The level for substantive conversation was relatively low in the study, but it was already positively related to satisfaction with life and wellbeing, Mehl said.
Humans are inherently social and symbolic animals
When asked why he thought this was, Mehl said he thought it's because we are social animals and we are a "symbolic species."
"We have our worldviews, we really need to express our worldviews, and need to see our world views affirmed," he said. "Oftentimes you feel like you have a good conversation if you share your values, and your conversation partner affirms your values. So that is the social part of the social species, but also the meaning making part of our species."
The next steps for this research could be to answer whether meaningful conversations really do make people happier, as right now the results show correlation, not causation. Mehl said he would like to try a "clinical trial" or injecting one or two more meaningful conversations into participants' lives, like "a pill," to see if they are happier than a control group.

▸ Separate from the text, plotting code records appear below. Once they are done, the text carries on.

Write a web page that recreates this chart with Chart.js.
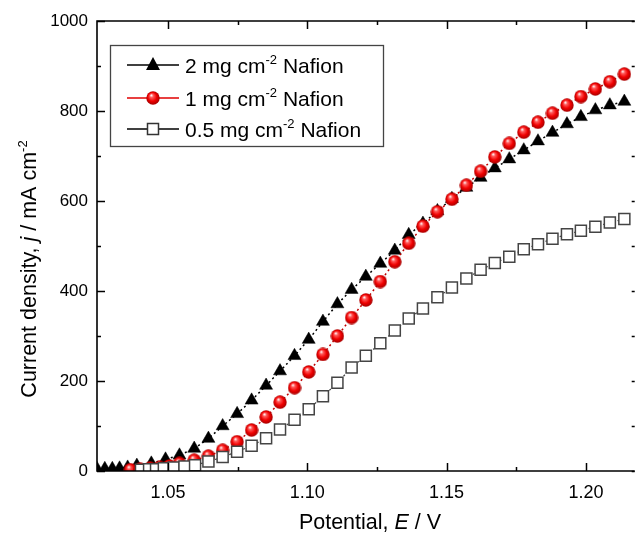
<!DOCTYPE html>
<html>
<head>
<meta charset="utf-8">
<script src="https://cdn.jsdelivr.net/npm/chart.js@4.4.0/dist/chart.umd.min.js"></script>
<style>
    html, body { margin: 0; padding: 0; background: #fff; }
    #wrap { width: 642px; height: 533px; }
</style>
</head>
<body>
<div id="wrap"><canvas id="chart" width="642" height="533"></canvas></div>
<script>
// 2 mg cm-2 Nafion (triangles)
const potential2 = [1.0245, 1.0273, 1.0300, 1.0326, 1.0355, 1.0388, 1.0440, 1.0491, 1.0541, 1.0594,
    1.0645, 1.0696, 1.0748, 1.0800, 1.0852, 1.0902, 1.0954, 1.1005, 1.1056, 1.1108,
    1.1159, 1.1210, 1.1262, 1.1314, 1.1364, 1.1415, 1.1467, 1.1519, 1.1571, 1.1622,
    1.1673, 1.1725, 1.1777, 1.1828, 1.1880, 1.1932, 1.1982, 1.2034, 1.2086, 1.2138];
const current2 = [5, 5, 5, 6, 8, 12, 17, 26, 35, 50,
    72, 100, 127, 157, 190, 222, 256, 292, 332, 371,
    403, 432, 461, 490, 525, 550, 578, 605, 630, 652,
    673, 693, 713, 733, 752, 771, 787, 802, 813, 821];

// 1 mg cm-2 Nafion (spheres)
const potential1 = [1.0365, 1.0400, 1.0435, 1.0470, 1.0505, 1.0541, 1.0594,
    1.0645, 1.0696, 1.0748, 1.0800, 1.0852, 1.0902, 1.0954, 1.1005, 1.1056, 1.1108,
    1.1159, 1.1210, 1.1262, 1.1314, 1.1364, 1.1415, 1.1467, 1.1519, 1.1571, 1.1622,
    1.1673, 1.1725, 1.1777, 1.1828, 1.1880, 1.1932, 1.1982, 1.2034, 1.2086, 1.2138];
const current1 = [3, 4, 6, 8, 11, 17, 24,
    33, 46, 65, 91, 120, 153, 185, 220, 259, 300,
    341, 380, 421, 465, 506, 544, 576, 604, 635, 666,
    698, 728, 753, 775, 795, 813, 832, 849, 865, 882];

// 0.5 mg cm-2 Nafion (open squares)
const potential05 = [1.0403, 1.0432, 1.0457, 1.0485, 1.0520, 1.0559, 1.0597,
    1.0645, 1.0696, 1.0748, 1.0800, 1.0852, 1.0902, 1.0954, 1.1005, 1.1056, 1.1108,
    1.1159, 1.1210, 1.1262, 1.1314, 1.1364, 1.1415, 1.1467, 1.1519, 1.1571, 1.1622,
    1.1673, 1.1725, 1.1777, 1.1828, 1.1880, 1.1932, 1.1982, 1.2034, 1.2086, 1.2138];
const current05 = [3, 4, 4, 6, 8, 10, 13,
    21, 31, 43, 56, 73, 92, 114, 137, 166, 196,
    230, 256, 284, 312, 339, 361, 386, 408, 428, 447,
    462, 476, 493, 504, 516, 526, 534, 543, 552, 560];

const xTicks = [1.05, 1.10, 1.15, 1.20];
const xMinorTicks = [1.075, 1.125, 1.175];
const yTicks = [0, 200, 400, 600, 800, 1000];
const yMinorTicks = [100, 300, 500, 700, 900];

const seriesNames = ["2 mg cm", "1 mg cm", "0.5 mg cm"];

const FAM = "'Liberation Sans', Arial, sans-serif";

function toPoints(xs, ys) {
    return xs.map((x, i) => ({ x: x, y: ys[i] }));
}

function makeSphere(d) {
    const c = document.createElement("canvas");
    c.width = d;
    c.height = d;
    const g = c.getContext("2d");
    const r = d / 2;
    const grad = g.createRadialGradient(r * 0.75, r * 0.6, r * 0.05, r, r, r);
    grad.addColorStop(0, "#fff2f2");
    grad.addColorStop(0.22, "#ff5a5a");
    grad.addColorStop(0.6, "#f00000");
    grad.addColorStop(1, "#a00000");
    g.fillStyle = grad;
    g.beginPath();
    g.arc(r, r, r - 0.3, 0, Math.PI * 2);
    g.fill();
    return c;
}

const sphere = makeSphere(14);

// draws text made of pieces (normal, italic, superscript), centred on x
function drawRich(ctx, parts, x, y, size) {
    const fontFor = p => (p.italic ? "italic " : "") + (p.sup ? Math.round(size * 0.62) : size) + "px " + FAM;
    let total = 0;
    parts.forEach(p => {
        ctx.font = fontFor(p);
        p.w = ctx.measureText(p.t).width;
        total += p.w;
    });
    let cx = x - total / 2;
    ctx.textBaseline = "alphabetic";
    ctx.textAlign = "left";
    parts.forEach(p => {
        ctx.font = fontFor(p);
        ctx.fillText(p.t, cx, p.sup ? y - size * 0.42 : y);
        cx += p.w;
    });
    return total;
}

const decor = {
    id: "decor",
    afterDraw(chart) {
        const ctx = chart.ctx;
        const a = chart.chartArea;
        const xs = chart.scales.x;
        const ys = chart.scales.y;
        ctx.save();
        ctx.strokeStyle = "#000";
        ctx.fillStyle = "#000";
        ctx.lineWidth = 1.6;
        ctx.beginPath();
        ctx.moveTo(a.right + 2, a.top);
        ctx.lineTo(a.left, a.top);
        ctx.lineTo(a.left, a.bottom);
        ctx.lineTo(a.right + 2, a.bottom);
        ctx.stroke();

        const tick = (list, len, vert) => {
            list.forEach(v => {
                ctx.beginPath();
                if (vert) {
                    const px = Math.round(xs.getPixelForValue(v)) + 0.5;
                    ctx.moveTo(px, a.bottom); ctx.lineTo(px, a.bottom - len);
                    ctx.moveTo(px, a.top); ctx.lineTo(px, a.top + len);
                } else {
                    const py = Math.round(ys.getPixelForValue(v)) + 0.5;
                    ctx.moveTo(a.left, py); ctx.lineTo(a.left + len, py);
                    // right axis sits just past the picture edge, only its tick tips show
                    ctx.moveTo(a.right + 2, py); ctx.lineTo(a.right - 1, py);
                }
                ctx.stroke();
            });
        };
        ctx.lineWidth = 1.5;
        tick(xTicks, 8, true);
        tick(xMinorTicks, 4, true);
        tick(yTicks, 8, false);
        tick(yMinorTicks, 4, false);

        // axis titles
        drawRich(ctx, [
            { t: "Potential, " }, { t: "E", italic: true }, { t: " / V" }
        ], 370, 529, 21.5);
        ctx.save();
        ctx.translate(36, 269);
        ctx.rotate(-Math.PI / 2);
        drawRich(ctx, [
            { t: "Current density, " }, { t: "j", italic: true }, { t: " / mA cm" }, { t: "-2", sup: true }
        ], 0, 0, 21.5);
        ctx.restore();

        // legend
        ctx.lineWidth = 1.3;
        ctx.strokeStyle = "#444";
        ctx.strokeRect(110.5, 45.5, 273, 101);
        const rows = [65, 98, 129];
        rows.forEach((ry, i) => {
            ctx.beginPath();
            ctx.lineWidth = 1.6;
            ctx.strokeStyle = i === 1 ? "#e00000" : "#000";
            ctx.moveTo(127, ry); ctx.lineTo(179, ry);
            ctx.stroke();
            const cx = 153;
            if (i === 0) {
                ctx.fillStyle = "#000";
                ctx.beginPath();
                ctx.moveTo(cx, ry - 8); ctx.lineTo(cx + 7, ry + 5); ctx.lineTo(cx - 7, ry + 5);
                ctx.closePath();
                ctx.fill();
            } else if (i === 1) {
                ctx.drawImage(sphere, cx - 7, ry - 7, 14, 14);
            } else {
                ctx.fillStyle = "#fff";
                ctx.strokeStyle = "#333";
                ctx.lineWidth = 1.5;
                ctx.fillRect(cx - 5.5, ry - 5.5, 11, 11);
                ctx.strokeRect(cx - 5.5, ry - 5.5, 11, 11);
            }
            ctx.fillStyle = "#000";
            const parts = [{ t: seriesNames[i] }, { t: "-2", sup: true }, { t: " Nafion" }];
            let w = 0;
            parts.forEach(p => {
                ctx.font = (p.sup ? 13 : 21) + "px " + FAM;
                w += ctx.measureText(p.t).width;
            });
            drawRich(ctx, parts, 185 + w / 2, ry + 7.5, 21);
        });
        ctx.restore();
    }
};

const ctx = document.getElementById("chart").getContext("2d");

new Chart(ctx, {
    type: "line",
    data: {
        datasets: [
            {
                label: "0.5 mg cm-2 Nafion",
                data: toPoints(potential05, current05),
                order: 1,
                borderColor: "#444",
                borderWidth: 1.2,
                borderDash: [2, 3],
                pointStyle: "rect",
                pointRadius: 7.8,
                pointBackgroundColor: "#fff",
                pointBorderColor: "#444",
                pointBorderWidth: 1.5
            },
            {
                label: "1 mg cm-2 Nafion",
                data: toPoints(potential1, current1),
                order: 2,
                borderColor: "#c00000",
                borderWidth: 1.5,
                borderDash: [2, 3],
                pointStyle: sphere,
                pointRadius: 7
            },
            {
                label: "2 mg cm-2 Nafion",
                data: toPoints(potential2, current2),
                order: 3,
                borderColor: "#000",
                borderWidth: 1.5,
                borderDash: [2, 3],
                pointStyle: "triangle",
                pointRadius: 7.5,
                pointBackgroundColor: "#000",
                pointBorderColor: "#000",
                pointBorderWidth: 0.5
            }
        ]
    },
    options: {
        responsive: false,
        animation: false,
        layout: { padding: { top: 21, right: 1, left: 0, bottom: 0 } },
        plugins: {
            legend: { display: false },
            tooltip: { enabled: false }
        },
        scales: {
            x: {
                type: "linear",
                min: 1.0245,
                max: 1.2168,
                grid: { display: false, drawTicks: false },
                border: { display: false },
                afterFit: scale => { scale.height = 62; },
                afterBuildTicks: scale => { scale.ticks = xTicks.map(v => ({ value: v })); },
                ticks: {
                    padding: 11,
                    color: "#000",
                    font: { family: FAM, size: 18 },
                    callback: v => Number(v).toFixed(2)
                }
            },
            y: {
                type: "linear",
                min: 0,
                max: 1000,
                grid: { display: false, drawTicks: false },
                border: { display: false },
                afterFit: scale => { scale.width = 97; },
                afterBuildTicks: scale => { scale.ticks = yTicks.map(v => ({ value: v })); },
                ticks: {
                    padding: 9,
                    color: "#000",
                    font: { family: FAM, size: 17 },
                    callback: v => String(v)
                }
            }
        }
    },
    plugins: [decor]
});
</script>
</body>
</html>
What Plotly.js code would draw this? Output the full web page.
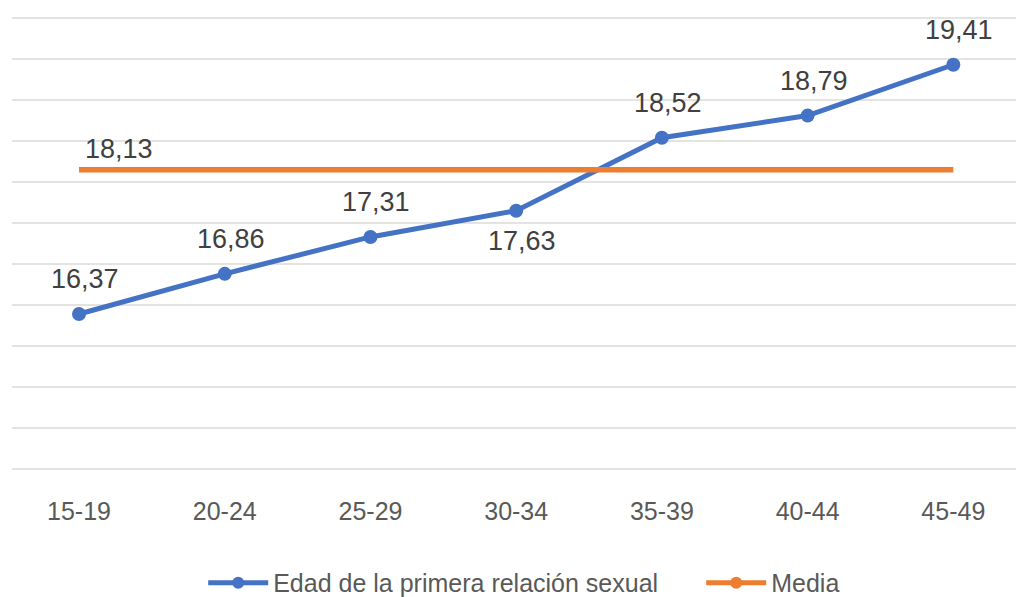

"If you want to be a cynic, our findings as of now are also very consistent with the fact that grumpy, unhappy people repel good conversations," he said. "And that is also a no brainer, that people seem more at ease having good conversations with people who are happy... So a real skeptic or cynic would say our findings don't tell you whether having substantive conversation makes you happier. You need to actually show that path causally exists, and I think that definitely is the next step."